Multi-instrumentalist Andrew Lampe is responsible for every blood-soaked clank and clatter on this album, whether in the form of those deep, grinding guitar rushes, those fetid percussive slashes and those watery, gurgling vocal blurts.

‘Hanged Mass’ kicks things off. The eerie suspense makes sure you are bracing yourself, and then the candle flames are blown out with spit as a rusty hammering consumes your body and your room is suffocated by blackness, only dying embers and occasionally fiery flashes in the distance provide any light in what is essentially a pounding, unrelenting heap of blackened death.

The title track keeps the pace; a seething, maniacal expression of hyper drums and gnashing guitar fury. Everything is obscure and above all stuffy as Lampe creates great walls of dripping humidity as the listener envisages dank hellish caverns and blast furnace cacophony.

Unconquerable Death is noisy, stressful and evil, and within the mesh of darkness there may be occasional slower passages such as with the opening chords of ‘Banners Under The Moon’, which has a doomy Slayer-like quality clogged with that usual rustic charm of chaos you’d expect from torrential hails of war metal.

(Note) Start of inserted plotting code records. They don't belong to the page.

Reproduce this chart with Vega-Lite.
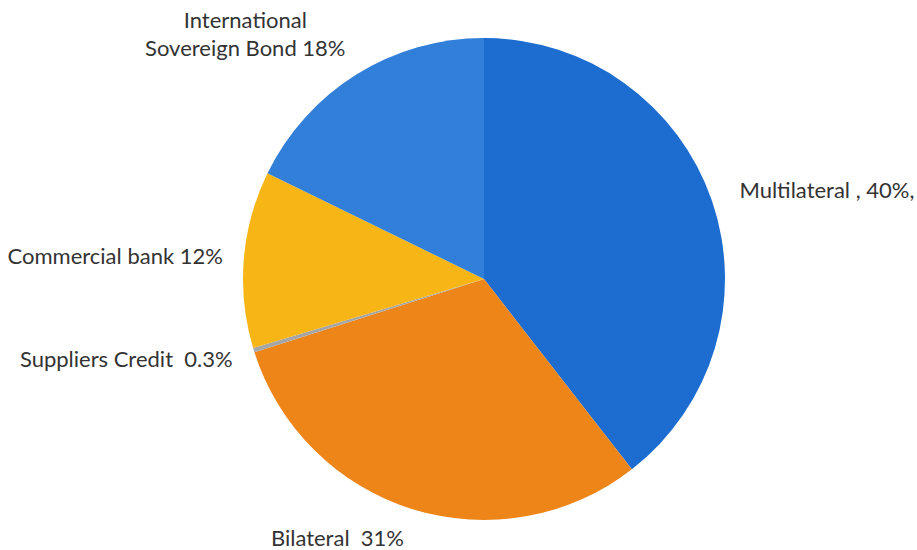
{
  "$schema": "https://vega.github.io/schema/vega-lite/v6.json",
  "autosize": {"type": "none"},
  "width": 866,
  "height": 542,
  "padding": {"left": 51, "top": 8, "right": 0, "bottom": 0},
  "background": "white",
  "view": {"stroke": null},
  "data": {
    "values": [
      {"idx": 1, "cat": "Multilateral", "value": 40, "label": "Multilateral , 40%,"},
      {"idx": 2, "cat": "Bilateral", "value": 31, "label": "Bilateral \u00a031%"},
      {"idx": 3, "cat": "Suppliers Credit", "value": 0.3, "label": "Suppliers Credit \u00a00.3%"},
      {"idx": 4, "cat": "Commercial bank", "value": 12, "label": "Commercial bank 12%"},
      {"idx": 5, "cat": "International Sovereign Bond", "value": 18, "label": "International\nSovereign Bond 18%"}
    ]
  },
  "encoding": {
    "theta": {"field": "value", "type": "quantitative", "stack": true},
    "order": {"field": "idx", "type": "quantitative"}
  },
  "layer": [
    {
      "mark": {"type": "arc", "outerRadius": 241, "stroke": null},
      "encoding": {
        "color": {
          "field": "cat",
          "type": "nominal",
          "legend": null,
          "scale": {
            "domain": ["Multilateral", "Bilateral", "Suppliers Credit", "Commercial bank", "International Sovereign Bond"],
            "range": ["#1d6dd0", "#ee8519", "#a6a6a6", "#f7b516", "#317fd8"]
          }
        }
      }
    },
    {
      "mark": {"type": "text", "radius": 270, "align": "left", "baseline": "middle", "font": "Lato", "fontSize": 22, "color": "#333333"},
      "encoding": {"text": {"field": "label", "type": "nominal", "condition": {"test": "datum.cat !== 'Multilateral'", "value": ""}}}
    },
    {
      "mark": {"type": "text", "radius": 270, "align": "right", "baseline": "middle", "dy": 2, "font": "Lato", "fontSize": 22, "color": "#333333"},
      "encoding": {"text": {"field": "label", "type": "nominal", "condition": {"test": "datum.cat !== 'Bilateral'", "value": ""}}}
    },
    {
      "mark": {"type": "text", "radius": 262, "align": "right", "baseline": "middle", "dx": -1, "dy": 4, "font": "Lato", "fontSize": 22, "color": "#333333"},
      "encoding": {"text": {"field": "label", "type": "nominal", "condition": {"test": "datum.cat !== 'Suppliers Credit'", "value": ""}}}
    },
    {
      "mark": {"type": "text", "radius": 262, "align": "right", "baseline": "middle", "font": "Lato", "fontSize": 22, "color": "#333333"},
      "encoding": {"text": {"field": "label", "type": "nominal", "condition": {"test": "datum.cat !== 'Commercial bank'", "value": ""}}}
    },
    {
      "mark": {"type": "text", "radius": 260, "align": "center", "baseline": "alphabetic", "dx": -101, "dy": -30, "lineBreak": "\n", "lineHeight": 28, "font": "Lato", "fontSize": 22, "color": "#333333"},
      "encoding": {"text": {"field": "label", "type": "nominal", "condition": {"test": "datum.cat !== 'International Sovereign Bond'", "value": ""}}}
    }
  ]
}
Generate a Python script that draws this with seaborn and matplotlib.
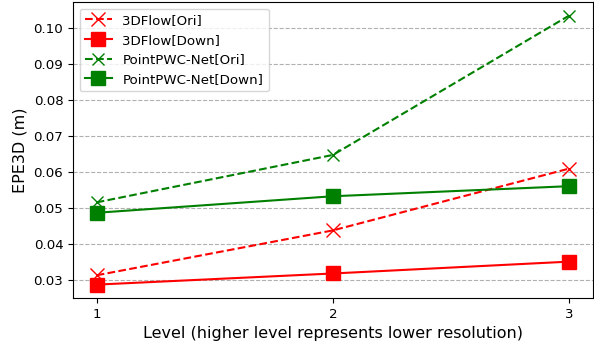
import matplotlib
matplotlib.use("Agg")
import matplotlib.pyplot as plt
import seaborn as sns
import pandas as pd

levels = [1, 2, 3]
flow_ori = [0.0312, 0.0437, 0.0609]
flow_down = [0.0286, 0.0317, 0.0350]
pwc_ori = [0.0515, 0.0647, 0.1035]
pwc_down = [0.0486, 0.0532, 0.0560]

series = [
    ("3DFlow[Ori]", flow_ori, "red", "--", "x", 10.5),
    ("3DFlow[Down]", flow_down, "red", "-", "s", 10),
    ("PointPWC-Net[Ori]", pwc_ori, "green", "--", "x", 8.5),
    ("PointPWC-Net[Down]", pwc_down, "green", "-", "s", 10),
]

plt.rcParams["xtick.labelsize"] = 9.6
plt.rcParams["ytick.labelsize"] = 9.6

fig = plt.figure(figsize=(5.94, 3.47), dpi=100)
ax = fig.add_axes([0.123, 0.141, 0.875, 0.853])

for name, vals, color, ls, mk, ms in series:
    df = pd.DataFrame({"level": levels, "epe": vals})
    sns.lineplot(data=df, x="level", y="epe", ax=ax, color=color,
                 linestyle=ls, marker=mk, markersize=ms, linewidth=1.5,
                 markeredgecolor=color, markeredgewidth=1.0, label=name)

ax.set_xticks(levels)
ax.set_xlabel("Level (higher level represents lower resolution)", fontsize=11.5)
ax.set_ylabel("EPE3D (m)", fontsize=11.5)
ax.grid(axis="y", linestyle="--", color="#b0b0b0", linewidth=0.8)
ax.set_axisbelow(True)
ax.legend(loc="upper left", fontsize=9.6)

fig.savefig("out.png", dpi=100)
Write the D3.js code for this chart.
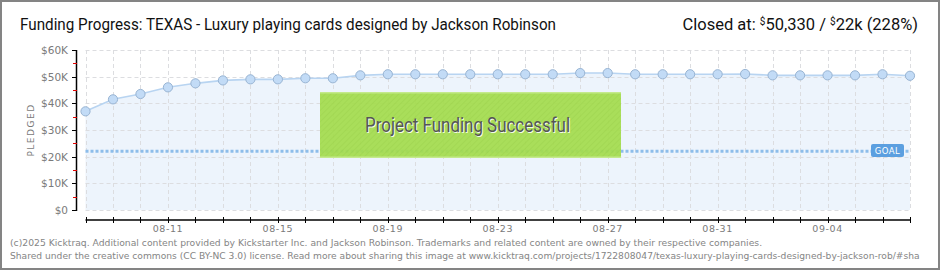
<!DOCTYPE html>
<html>
<head>
<meta charset="utf-8">
<script src="https://cdn.jsdelivr.net/npm/d3@7"></script>
<style>
  html, body { margin: 0; padding: 0; background: #fff; }
  svg { display: block; }
</style>
</head>
<body>
<svg id="chart" width="940" height="270"></svg>
<script>
const dates = ["2025-08-08","2025-08-09","2025-08-10","2025-08-11","2025-08-12","2025-08-13","2025-08-14","2025-08-15",
  "2025-08-16","2025-08-17","2025-08-18","2025-08-19","2025-08-20","2025-08-21","2025-08-22","2025-08-23",
  "2025-08-24","2025-08-25","2025-08-26","2025-08-27","2025-08-28","2025-08-29","2025-08-30","2025-08-31",
  "2025-09-01","2025-09-02","2025-09-03","2025-09-04","2025-09-05","2025-09-06","2025-09-07"];
const pledged = [37000, 41500, 43500, 46000, 47500, 48600, 49000, 49000, 49400, 49400, 50500, 50900,
  50900, 50900, 50900, 50900, 50900, 50900, 51350, 51350, 50900, 50900, 50900, 50900, 51000, 50500,
  50500, 50500, 50500, 50900, 50330];
const goal = 22000;
const yTicks = [0, 10000, 20000, 30000, 40000, 50000, 60000];
const yTickLabels = ["$0", "$10K", "$20K", "$30K", "$40K", "$50K", "$60K"];
const yMinorTicks = [5000, 15000, 25000, 35000, 45000, 55000];
const xTickLabels = ["08-11", "08-15", "08-19", "08-23", "08-27", "08-31", "09-04"];
const titleText = "Funding Progress: TEXAS - Luxury playing cards designed by Jackson Robinson";
const footer1 = "(c)2025 Kicktraq. Additional content provided by Kickstarter Inc. and Jackson Robinson. Trademarks and related content are owned by their respective companies.";
const footer2 = "Shared under the creative commons (CC BY-NC 3.0) license. Read more about sharing this image at www.kicktraq.com/projects/1722808047/texas-luxury-playing-cards-designed-by-jackson-rob/#sha";

const parse = d3.timeParse("%Y-%m-%d");
const data = dates.map((d, i) => ({ date: parse(d), value: pledged[i] }));

const svg = d3.select("#chart");
const x = d3.scaleTime().domain([parse(dates[0]), parse(dates[dates.length - 1])]).range([85.5, 910]);
const y = d3.scaleLinear().domain([0, 60000]).range([210, 50]);

// outer border
svg.append("rect").attr("x", 1).attr("y", 1).attr("width", 938).attr("height", 268)
  .attr("fill", "#fff").attr("stroke", "#848484").attr("stroke-width", 2);

// title
svg.append("text").attr("x", 20).attr("y", 30).text(titleText)
  .attr("font-family", "Roboto, 'Open Sans', sans-serif").attr("font-size", 16.5).attr("fill", "#111")
  .attr("textLength", 536).attr("lengthAdjust", "spacingAndGlyphs");

// closed at
const closed = svg.append("text").attr("x", 918).attr("y", 30).attr("text-anchor", "end")
  .attr("font-family", "Roboto, 'Open Sans', sans-serif").attr("font-size", 16.5).attr("fill", "#111");
closed.append("tspan").text("Closed at:  ");
closed.append("tspan").text("$").attr("font-size", 10).attr("dy", -5);
closed.append("tspan").text("50,330 /  ").attr("dy", 5);
closed.append("tspan").text("$").attr("font-size", 10).attr("dy", -5);
closed.append("tspan").text("22k (228%)").attr("dy", 5);

// grid
const grid = svg.append("g").attr("stroke", "#dcdde0").attr("stroke-dasharray", "4,3").attr("stroke-width", 1);
// area
const area = d3.area().x(d => x(d.date)).y0(y(0)).y1(d => y(d.value));
svg.insert("path", "g").datum(data).attr("d", area).attr("fill", "#edf4fc");
grid.selectAll("line.v").data(data).join("line")
  .attr("x1", d => Math.round(x(d.date)) + 0.5).attr("x2", d => Math.round(x(d.date)) + 0.5)
  .attr("y1", y(60000)).attr("y2", y(0));
grid.selectAll("line.h").data(yTicks).join("line").attr("class", "h")
  .attr("x1", x.range()[0]).attr("x2", x.range()[1])
  .attr("y1", d => Math.round(y(d)) + 0.5).attr("y2", d => Math.round(y(d)) + 0.5);

// goal line
svg.append("line").attr("x1", x.range()[0]).attr("x2", x.range()[1])
  .attr("y1", y(goal)).attr("y2", y(goal))
  .attr("stroke", "#8dbdea").attr("stroke-width", 3).attr("stroke-dasharray", "3,2");

// line
const line = d3.line().x(d => x(d.date)).y(d => y(d.value));
svg.append("path").datum(data).attr("d", line).attr("fill", "none")
  .attr("stroke", "#b8d4f1").attr("stroke-width", 1.6);

// points
svg.append("g").selectAll("circle").data(data).join("circle")
  .attr("cx", d => x(d.date)).attr("cy", d => y(d.value)).attr("r", 4.6)
  .attr("fill", "#c2dbf6").attr("stroke", "#98b4d3").attr("stroke-width", 1);

// success box
const defs = svg.append("defs");
const pat = defs.append("pattern").attr("id", "stripes").attr("width", 4).attr("height", 4)
  .attr("patternUnits", "userSpaceOnUse").attr("patternTransform", "rotate(45)");
pat.append("rect").attr("width", 4).attr("height", 4).attr("fill", "#a4dc4e");
pat.append("line").attr("x1", 0).attr("y1", 0).attr("x2", 0).attr("y2", 4)
  .attr("stroke", "#9bd444").attr("stroke-width", 1.5);
svg.append("rect").attr("x", 320).attr("y", 92).attr("width", 301).attr("height", 66)
  .attr("fill", "url(#stripes)").attr("opacity", 0.93);
svg.append("rect").attr("x", 320).attr("y", 92).attr("width", 301).attr("height", 1.5).attr("fill", "#c4ea8c");
svg.append("rect").attr("x", 320).attr("y", 156.5).attr("width", 301).attr("height", 1.5).attr("fill", "#c4ea8c");
const succ = "Project Funding Successful";
svg.append("text").attr("x", 366).attr("y", 133).text(succ)
  .attr("font-family", "Roboto, 'Open Sans', sans-serif").attr("font-size", 19.5).attr("fill", "#f4fbe8")
  .attr("textLength", 205).attr("lengthAdjust", "spacingAndGlyphs");
svg.append("text").attr("x", 365).attr("y", 132).text(succ)
  .attr("font-family", "Roboto, 'Open Sans', sans-serif").attr("font-size", 19.5).attr("fill", "#555")
  .attr("textLength", 205).attr("lengthAdjust", "spacingAndGlyphs");

// goal label
svg.append("rect").attr("x", 871).attr("y", 144).attr("width", 33).attr("height", 13).attr("rx", 2)
  .attr("fill", "#5b9fe0");
svg.append("text").attr("x", 887.5).attr("y", 154).attr("text-anchor", "middle").text("GOAL")
  .attr("font-family", "'DejaVu Sans', sans-serif").attr("font-size", 8.5).attr("fill", "#fff")
  .attr("letter-spacing", 0.5);

// y axis
const ya = svg.append("g");
ya.append("line").attr("x1", 76.5).attr("x2", 76.5).attr("y1", 50).attr("y2", 211)
  .attr("stroke", "#000").attr("stroke-width", 1.5);
ya.selectAll("line.maj").data(yTicks).join("line").attr("class", "maj")
  .attr("x1", 72).attr("x2", 77).attr("y1", d => Math.round(y(d)) + 0.5).attr("y2", d => Math.round(y(d)) + 0.5)
  .attr("stroke", "#000").attr("stroke-width", 1);
ya.selectAll("line.min").data(yMinorTicks).join("line").attr("class", "min")
  .attr("x1", 73).attr("x2", 77).attr("y1", d => Math.round(y(d)) + 0.5).attr("y2", d => Math.round(y(d)) + 0.5)
  .attr("stroke", "#e00000").attr("stroke-width", 1);
ya.selectAll("text").data(yTicks).join("text")
  .attr("x", 68).attr("y", d => y(d) + 4).attr("text-anchor", "end")
  .text((d, i) => yTickLabels[i])
  .attr("font-family", "'DejaVu Sans', sans-serif").attr("font-size", 10.5).attr("fill", "#7a7a7a");
svg.append("text").attr("transform", "translate(34,130) rotate(-90)").attr("text-anchor", "middle")
  .text("PLEDGED").attr("font-family", "'DejaVu Sans', sans-serif").attr("font-size", 9)
  .attr("letter-spacing", 1.5).attr("fill", "#7a7a7a");

// x axis
const xa = svg.append("g");
xa.append("line").attr("x1", x.range()[0]).attr("x2", x.range()[1]).attr("y1", 220).attr("y2", 220)
  .attr("stroke", "#000").attr("stroke-width", 1.5);
xa.selectAll("line.t").data(data).join("line").attr("class", "t")
  .attr("x1", d => Math.round(x(d.date)) + 0.5).attr("x2", d => Math.round(x(d.date)) + 0.5)
  .attr("y1", 217).attr("y2", 223).attr("stroke", "#000").attr("stroke-width", 1);
const fmt = d3.timeFormat("%m-%d");
xa.selectAll("text").data(data.filter(d => xTickLabels.includes(fmt(d.date)))).join("text")
  .attr("x", d => x(d.date)).attr("y", 232).attr("text-anchor", "middle")
  .text(d => fmt(d.date))
  .attr("font-family", "'DejaVu Sans', sans-serif").attr("font-size", 9.5).attr("letter-spacing", 0.6)
  .attr("fill", "#7a7a7a");

// footer: fit width via font-size (no glyph stretching)
function fitText(str, yPos, width) {
  const t = svg.append("text").attr("x", 10).attr("y", yPos).text(str)
    .attr("font-family", "'DejaVu Sans', sans-serif").attr("font-size", 10).attr("fill", "#858585");
  const nat = t.node().getComputedTextLength();
  t.attr("font-size", (10 * width / nat).toFixed(3));
  return t;
}
fitText(footer1, 246, 753);
fitText(footer2, 259, 910);
</script>
</body>
</html>
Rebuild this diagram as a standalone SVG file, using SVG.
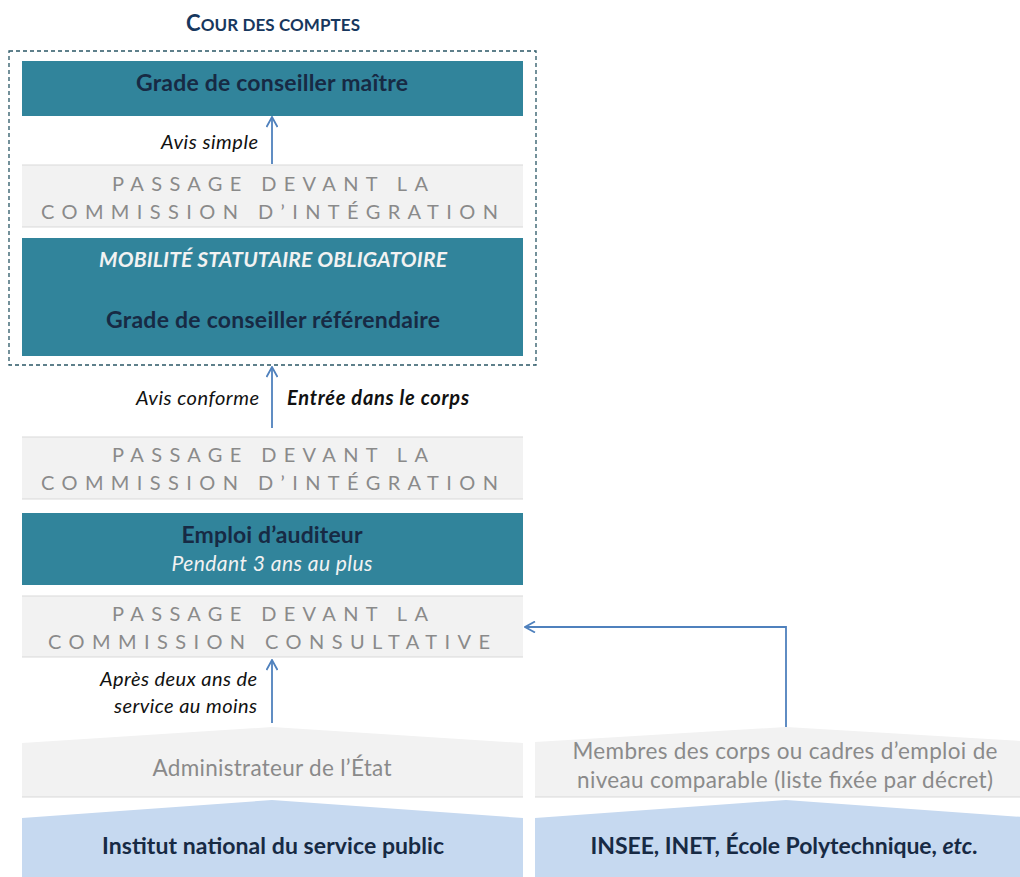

However, ‘Cathedral Of Impaled’ takes away any thought of respite as pistons hammer until springs and coils ping off and you’re left with a sorry mess of billowing and blistering blubber. Here, the vocals are just squalid, squelching burps of mayhem and guttural nastiness.

The grim chug of ‘Breath Of The Lich’ is downright dragging and murky, and even with the apparent pace there’s a boggy, drowning feel. Meanwhile, ‘All Flesh Falls Into Dust’ just trudges with a mocking malevolence like some sorry band of sodden troops condemned to death into the muddy trenches.

Continuing on from the barbaric extremes of last year’s debut release, Unconquerable Death just confirms what I already knew about Invulktation – that being that I’m in the presence of a deep, churning quarry of musical disgust and decrepit brutality.